_DATA PROVIDED_
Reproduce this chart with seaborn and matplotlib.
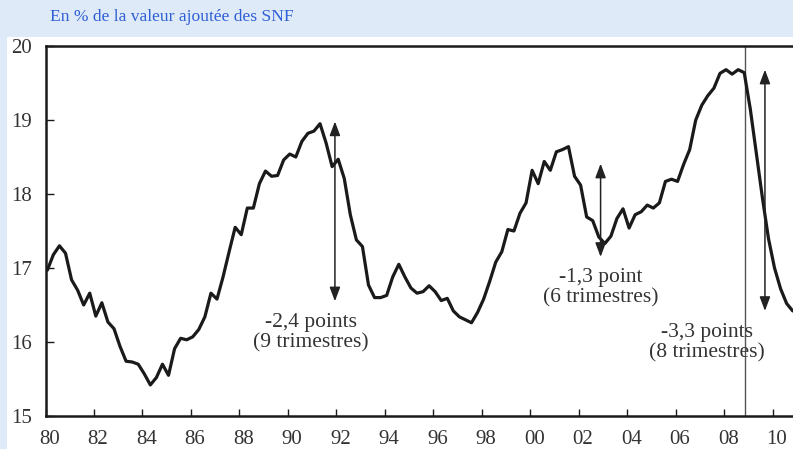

...

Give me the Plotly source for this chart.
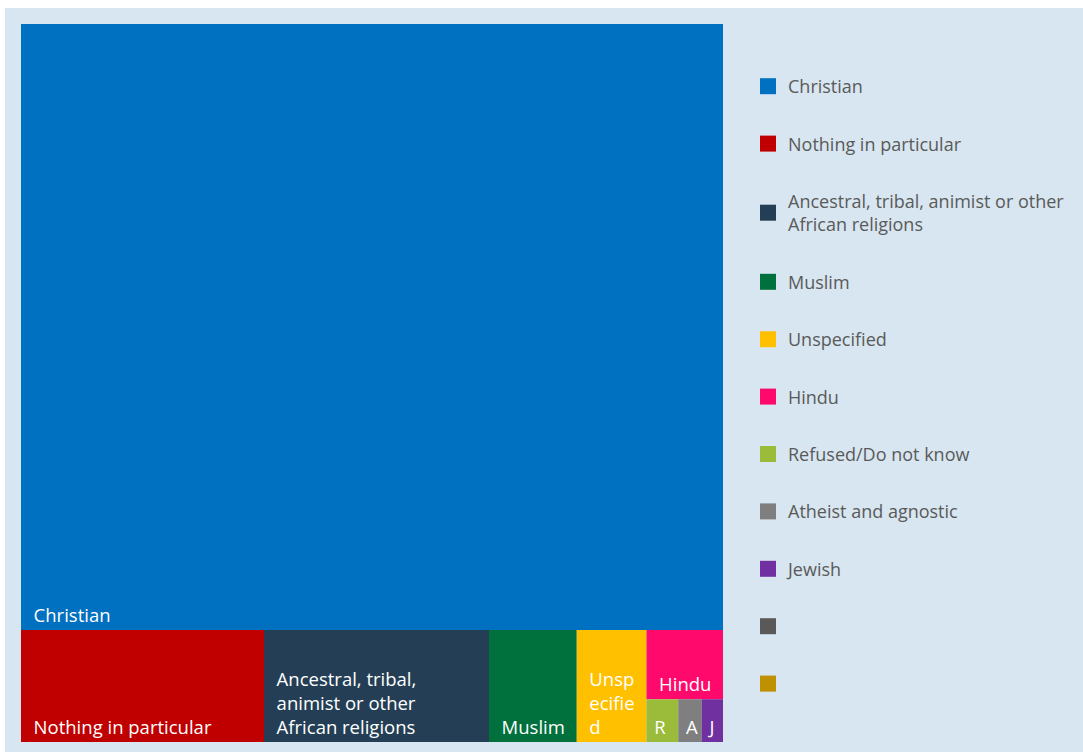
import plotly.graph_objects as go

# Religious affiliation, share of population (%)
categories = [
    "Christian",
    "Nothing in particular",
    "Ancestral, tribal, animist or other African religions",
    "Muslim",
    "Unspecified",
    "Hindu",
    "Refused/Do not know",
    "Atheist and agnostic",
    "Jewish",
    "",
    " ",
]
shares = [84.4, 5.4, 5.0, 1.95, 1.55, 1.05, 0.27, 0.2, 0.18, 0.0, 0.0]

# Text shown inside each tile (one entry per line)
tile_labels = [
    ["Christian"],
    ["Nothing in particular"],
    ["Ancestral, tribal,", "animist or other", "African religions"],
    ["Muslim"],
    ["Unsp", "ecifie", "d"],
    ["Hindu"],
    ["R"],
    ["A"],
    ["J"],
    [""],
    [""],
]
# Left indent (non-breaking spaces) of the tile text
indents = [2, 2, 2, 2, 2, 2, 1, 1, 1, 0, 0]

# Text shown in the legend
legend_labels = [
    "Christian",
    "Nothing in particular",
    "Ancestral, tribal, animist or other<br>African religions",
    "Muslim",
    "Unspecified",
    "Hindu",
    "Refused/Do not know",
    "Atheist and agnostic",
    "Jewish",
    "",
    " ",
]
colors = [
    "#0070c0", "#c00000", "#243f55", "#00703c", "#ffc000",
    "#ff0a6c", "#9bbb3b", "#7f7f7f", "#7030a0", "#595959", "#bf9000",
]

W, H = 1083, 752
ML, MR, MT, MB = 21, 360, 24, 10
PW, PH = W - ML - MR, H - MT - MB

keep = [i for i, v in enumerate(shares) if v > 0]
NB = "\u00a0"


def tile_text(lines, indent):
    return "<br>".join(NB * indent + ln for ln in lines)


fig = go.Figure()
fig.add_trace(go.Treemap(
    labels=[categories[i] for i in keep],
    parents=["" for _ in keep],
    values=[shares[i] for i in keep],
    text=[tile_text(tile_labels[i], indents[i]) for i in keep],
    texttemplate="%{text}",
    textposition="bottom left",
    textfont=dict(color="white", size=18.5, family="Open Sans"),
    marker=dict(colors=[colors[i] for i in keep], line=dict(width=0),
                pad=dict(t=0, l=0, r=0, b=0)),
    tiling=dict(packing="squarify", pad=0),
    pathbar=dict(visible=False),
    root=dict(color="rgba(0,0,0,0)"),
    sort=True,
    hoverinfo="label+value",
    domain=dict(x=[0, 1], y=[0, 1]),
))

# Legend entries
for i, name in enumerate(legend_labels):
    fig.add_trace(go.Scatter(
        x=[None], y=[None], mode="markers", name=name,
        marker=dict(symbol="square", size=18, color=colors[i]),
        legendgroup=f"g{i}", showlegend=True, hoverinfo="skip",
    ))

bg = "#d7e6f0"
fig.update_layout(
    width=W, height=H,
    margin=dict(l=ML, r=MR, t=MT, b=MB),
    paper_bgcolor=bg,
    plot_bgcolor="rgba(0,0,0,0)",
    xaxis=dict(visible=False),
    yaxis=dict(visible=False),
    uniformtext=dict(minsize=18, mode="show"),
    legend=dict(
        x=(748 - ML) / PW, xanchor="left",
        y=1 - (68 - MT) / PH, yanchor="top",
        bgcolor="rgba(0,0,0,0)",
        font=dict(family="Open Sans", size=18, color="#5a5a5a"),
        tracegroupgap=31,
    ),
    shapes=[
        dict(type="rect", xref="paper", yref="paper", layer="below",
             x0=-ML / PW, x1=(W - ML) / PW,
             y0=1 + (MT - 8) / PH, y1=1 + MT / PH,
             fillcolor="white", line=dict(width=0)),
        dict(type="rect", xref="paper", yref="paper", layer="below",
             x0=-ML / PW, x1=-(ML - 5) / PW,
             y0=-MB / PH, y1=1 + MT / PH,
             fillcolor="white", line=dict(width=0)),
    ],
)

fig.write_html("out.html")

---

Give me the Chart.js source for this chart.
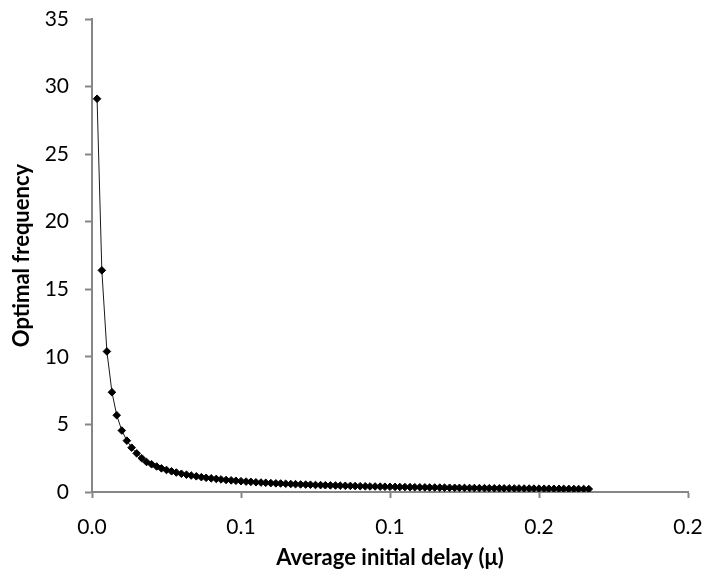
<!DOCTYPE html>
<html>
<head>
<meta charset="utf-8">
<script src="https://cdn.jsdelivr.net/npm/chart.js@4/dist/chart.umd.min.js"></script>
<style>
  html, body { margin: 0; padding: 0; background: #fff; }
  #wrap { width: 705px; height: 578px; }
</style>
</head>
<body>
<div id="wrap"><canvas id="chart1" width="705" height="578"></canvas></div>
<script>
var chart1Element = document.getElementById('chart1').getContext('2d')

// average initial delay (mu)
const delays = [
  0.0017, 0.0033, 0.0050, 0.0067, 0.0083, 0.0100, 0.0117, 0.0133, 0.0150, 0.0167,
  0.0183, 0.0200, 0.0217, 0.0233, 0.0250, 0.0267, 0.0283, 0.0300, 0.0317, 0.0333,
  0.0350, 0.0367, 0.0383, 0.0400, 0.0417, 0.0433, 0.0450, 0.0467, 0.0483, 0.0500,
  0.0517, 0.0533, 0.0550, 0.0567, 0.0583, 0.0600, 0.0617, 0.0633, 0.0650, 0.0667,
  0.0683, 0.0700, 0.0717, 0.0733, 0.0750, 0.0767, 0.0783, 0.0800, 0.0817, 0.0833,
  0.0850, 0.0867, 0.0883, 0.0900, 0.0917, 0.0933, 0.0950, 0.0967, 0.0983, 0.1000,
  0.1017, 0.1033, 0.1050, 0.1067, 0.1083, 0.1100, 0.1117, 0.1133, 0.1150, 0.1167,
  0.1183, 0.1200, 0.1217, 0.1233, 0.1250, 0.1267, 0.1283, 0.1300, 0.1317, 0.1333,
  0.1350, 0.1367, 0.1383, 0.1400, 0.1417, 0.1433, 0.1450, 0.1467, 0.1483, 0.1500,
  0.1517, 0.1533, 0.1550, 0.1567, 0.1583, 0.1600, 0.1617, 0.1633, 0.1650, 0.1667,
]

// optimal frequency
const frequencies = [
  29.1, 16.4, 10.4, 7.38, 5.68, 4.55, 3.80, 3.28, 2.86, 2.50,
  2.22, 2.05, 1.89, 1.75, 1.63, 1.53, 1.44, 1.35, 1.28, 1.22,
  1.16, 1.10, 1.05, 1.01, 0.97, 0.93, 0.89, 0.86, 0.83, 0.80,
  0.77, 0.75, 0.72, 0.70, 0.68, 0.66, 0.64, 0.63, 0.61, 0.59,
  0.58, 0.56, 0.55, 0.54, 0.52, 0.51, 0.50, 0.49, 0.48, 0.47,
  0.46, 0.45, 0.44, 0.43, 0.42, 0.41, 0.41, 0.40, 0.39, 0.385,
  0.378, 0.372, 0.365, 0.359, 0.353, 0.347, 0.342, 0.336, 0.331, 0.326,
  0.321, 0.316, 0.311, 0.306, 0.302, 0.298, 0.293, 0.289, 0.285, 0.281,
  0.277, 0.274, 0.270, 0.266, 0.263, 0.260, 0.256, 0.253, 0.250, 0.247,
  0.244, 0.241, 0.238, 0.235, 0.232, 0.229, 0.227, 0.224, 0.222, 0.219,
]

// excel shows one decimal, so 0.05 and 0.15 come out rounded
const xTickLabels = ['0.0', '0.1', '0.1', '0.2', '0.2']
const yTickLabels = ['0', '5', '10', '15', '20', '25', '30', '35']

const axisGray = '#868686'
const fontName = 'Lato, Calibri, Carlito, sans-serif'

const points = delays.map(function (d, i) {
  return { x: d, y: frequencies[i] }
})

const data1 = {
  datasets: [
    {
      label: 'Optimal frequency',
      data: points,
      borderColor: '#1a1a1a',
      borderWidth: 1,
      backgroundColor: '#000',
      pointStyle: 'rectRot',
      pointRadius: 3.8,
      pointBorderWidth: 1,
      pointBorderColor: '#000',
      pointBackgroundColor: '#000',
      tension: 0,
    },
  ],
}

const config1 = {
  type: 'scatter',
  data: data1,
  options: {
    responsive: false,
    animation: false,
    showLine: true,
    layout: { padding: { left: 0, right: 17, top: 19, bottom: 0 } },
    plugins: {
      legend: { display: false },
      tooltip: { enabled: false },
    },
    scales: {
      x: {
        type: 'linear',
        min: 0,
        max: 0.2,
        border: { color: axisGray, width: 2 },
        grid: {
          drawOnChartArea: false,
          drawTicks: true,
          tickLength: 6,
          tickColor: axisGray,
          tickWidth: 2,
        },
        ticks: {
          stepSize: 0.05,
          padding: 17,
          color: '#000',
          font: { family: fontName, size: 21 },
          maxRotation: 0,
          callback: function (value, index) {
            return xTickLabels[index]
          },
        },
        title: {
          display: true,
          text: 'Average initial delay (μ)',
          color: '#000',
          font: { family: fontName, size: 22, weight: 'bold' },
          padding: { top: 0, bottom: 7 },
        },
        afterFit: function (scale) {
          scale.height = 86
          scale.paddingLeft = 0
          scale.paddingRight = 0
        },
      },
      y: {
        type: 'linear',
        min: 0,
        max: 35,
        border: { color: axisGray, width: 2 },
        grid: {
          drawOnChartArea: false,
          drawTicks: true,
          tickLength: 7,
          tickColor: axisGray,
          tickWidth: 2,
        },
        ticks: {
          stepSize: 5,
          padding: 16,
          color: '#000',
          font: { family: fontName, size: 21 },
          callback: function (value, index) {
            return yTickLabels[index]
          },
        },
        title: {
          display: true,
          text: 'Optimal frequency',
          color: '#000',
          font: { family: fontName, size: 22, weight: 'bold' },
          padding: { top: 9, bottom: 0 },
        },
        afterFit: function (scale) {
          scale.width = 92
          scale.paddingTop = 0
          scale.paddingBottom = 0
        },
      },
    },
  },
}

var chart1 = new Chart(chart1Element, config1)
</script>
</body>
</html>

_TO DO_
Show all lines in the entries above where the word "source" appears.

_THE RESULT_
Give me the Plotly source for this chart.
Give me the Chart.js source for this chart.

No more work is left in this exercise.